Lidia Schneck: “Our message is very clear: be prepared, analyze your dependencies on third-party cookies, and make plans for how to tackle these specific use cases. Take advantage of the Privacy Sandbox and other privacy-friendly tools. We have created a series of guides for marketers, publishers, and ad tech providers that we hope will be useful for everyone involved.

  • In general, we encourage everyone to express their interest to their ad tech providers, who may be looking for test participants and early adopters. You can also express your interest in testing via the public (GitHub) tester pages for Topics, Protected Audience, and Attribution Reporting.
  • People who rely on third-party cookie data for the functionality of their website can read our guide to preparing for the end of third-party cookies to find out if CHIPS or related website sets can meet their needs.
  • Other third-party providers that you work with may rely on third-party cookies for website functionality. In that case, we recommend contacting these providers to find out their plans for eliminating third-party cookies.

The Privacy Sandbox APIs provide building blocks to help companies achieve their business goals while protecting people’s privacy. It is important to note that they are not intended as a direct replacement for third-party cookies or cross-site identifiers. It will not be possible to improve user privacy protection to any significant degree while operating on the basis that all of today’s marketing methods should simply be copied and retained. Instead, work needs to be done to adapt existing approaches and, if necessary, develop new ones with business objectives in mind. What we are dealing with here is a fundamental change that requires investment, work, and, above all, close cooperation. In our view, this change is necessary and feasible.”

What are the current challenges for Google?

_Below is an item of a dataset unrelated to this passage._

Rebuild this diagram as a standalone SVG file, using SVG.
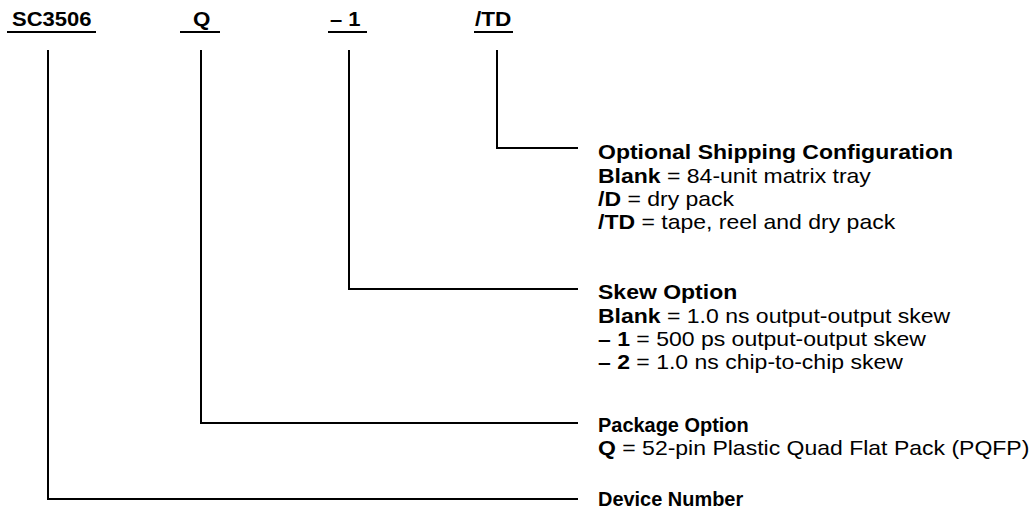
<svg xmlns="http://www.w3.org/2000/svg" width="1036" height="510" viewBox="0 0 1036 510">
<style>
  text { font-family: "Liberation Sans", Arial, Helvetica, sans-serif; font-size: 20px; fill: #000; }
  .b { font-weight: bold; }
  .tall { font-size: 21px; }
  .conn { fill: none; stroke: #000; stroke-width: 2; }
  .ul { stroke: #000; stroke-width: 2; }
</style>
<rect width="1036" height="510" fill="#fff"/>
<g id="labels">
  <g id="label-sc3506">
    <g transform="translate(12 26) scale(1.1 1)"><text class="b" x="0" y="0">SC3506</text></g>
    <line class="ul" x1="7" y1="32" x2="96" y2="32"/>
  </g>
  <g id="label-q">
    <g transform="translate(193 26) scale(1.12 1)"><text class="b" x="0" y="0">Q</text></g>
    <line class="ul" x1="180" y1="32" x2="220" y2="32"/>
  </g>
  <g id="label-skew">
    <g transform="translate(330 26) scale(1.1 1)"><text class="b" x="0" y="0">– 1</text></g>
    <line class="ul" x1="328" y1="32" x2="367" y2="32"/>
  </g>
  <g id="label-td">
    <g transform="translate(475 26) scale(1.13 1)"><text class="b" x="0" y="0">/TD</text></g>
    <line class="ul" x1="474" y1="32" x2="513" y2="32"/>
  </g>
</g>
<g id="connectors">
  <polyline class="conn" points="497,50 497,148 578,148"/>
  <polyline class="conn" points="349,50 349,289 578,289"/>
  <polyline class="conn" points="201,50 201,423 578,423"/>
  <polyline class="conn" points="48,50 48,499 578,499"/>
</g>
<g id="shipping">
  <g transform="translate(598 0) scale(1.15 1)">
    <text class="b" x="0" y="159">Optional Shipping Configuration</text>
    <text x="0" y="183"><tspan class="b">Blank</tspan> = 84-unit matrix tray</text>
    <text x="0" y="206"><tspan class="b">/D</tspan> = dry pack</text>
    <text x="0" y="229"><tspan class="b">/TD</tspan> = tape, reel and dry pack</text>
  </g>
</g>
<g id="skew-option">
  <g transform="translate(598 0) scale(1.15 1)">
    <text class="b" x="0" y="299">Skew Option</text>
    <text x="0" y="323"><tspan class="b">Blank</tspan> = 1.0 ns output-output skew</text>
    <text x="0" y="346"><tspan class="b">– 1</tspan> = 500 ps output-output skew</text>
    <text x="0" y="369"><tspan class="b">– 2</tspan> = 1.0 ns chip-to-chip skew</text>
  </g>
</g>
<g id="package-option">
  <g transform="translate(598 0) scale(0.95 1)">
    <text class="b tall" x="0" y="432">Package Option</text>
  </g>
  <g transform="translate(598 0) scale(1.15 1)">
    <text x="0" y="455"><tspan class="b">Q</tspan> = 52-pin Plastic Quad Flat Pack (PQFP)</text>
  </g>
</g>
<g id="device-number">
  <g transform="translate(598 0) scale(0.95 1)">
    <text class="b tall" x="0" y="506">Device Number</text>
  </g>
</g>
</svg>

Lidia Schneck: “The success of the Privacy Sandbox depends largely on the collective efforts of the industry as a whole. More specifically, this means that hundreds of experts and developers exchange ideas and feedback on the API design in various forums and discussion groups. After removing third-party cookies for one percent of Chrome users last January to enable ad tech testing, we’ve seen an increase in feedback from across the ecosystem as more stakeholders have engaged in this process. We have also had feedback from the regulatory authorities. Reconciling all of this is a challenge for us too. But we believe it is precisely this dialog and cooperation that is crucial to creating new standards for data protection on the Internet.”

"In short: The Privacy Sandbox is not a solo effort by Google."

Waving goodbye to third-party cookies: Heading into a cookieless future together

Third-party cookies have been the backbone of the digital advertising industry for years. The question now is how to find alternative solutions. Numerous stakeholders are currently working on this in unison—and this collective effort shows no sign of stopping any time soon. In order for Google to meet its target deadline for the switchover in early 2025, everyone who still wants in on the advertising space action after the cookie phase-out will have to do their bit. The work of the BVDW can provide a solution-oriented blueprint in this regard.